Obedience as Evidence, Not Perfection
Jesus is not describing sinless people. He is describing submissive people. Obedience in Scripture does not mean flawless behavior; it means a life oriented toward submission to Christ’s authority and His Word. (the Bible) It means responding when God speaks, repenting when convicted, and aligning one’s life with His truth over time.
A lack of obedience is not a maturity issue; it is a heart issue. Growth takes time. Fruit matures slowly, but your life direction matters. A regenerate heart moves toward obedience, not away from it. When there is no movement, no submission, no repentance, and no desire to obey Christ, Scripture gives no basis for assurance.
Jesus’ definition of family is meant to clarify who is His. It removes false confidence while strengthening genuine faith. It exposes shallow belief while protecting true discipleship.
What This Means for Walking Out Our Faith Today
If Jesus defines His family as those who hear God’s Word and do it, then the question is not whether we like that definition, but whether our lives reflect it.

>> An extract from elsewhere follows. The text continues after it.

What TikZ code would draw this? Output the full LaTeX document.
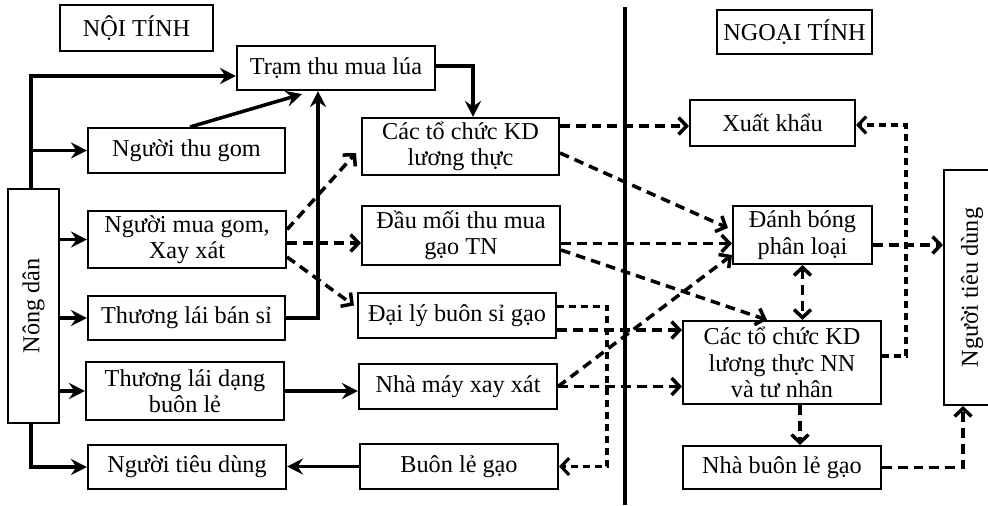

Biblical obedience begins with responding to what we already know. We do not need a new revelation to obey; we need faithful submission to the truth already given. Scripture calls us to examine fruit rather than feelings, direction rather than declarations. Walking out obedience looks like allowing Scripture to confront our habits, priorities, and relationships. It means refusing to separate belief from behavior. It means taking Christ’s commands seriously, even when they are uncomfortable or costly. It means rejecting borrowed faith and living out a personal, responsive trust in Jesus. Most of all, it means remembering that grace does not remove responsibility; it empowers it. The same grace that saves also transforms. Where grace is real, obedience follows. Jesus’ words in Luke 8 narrow the definition of belonging, but they also make it honest. In a world full of religious noise and shallow assurance, His clarity is not unkind; it is merciful. The family of God is not defined by who says the right things, but by those whose lives quietly bear the evidence of a heart that has truly heard and responded to the Word of God.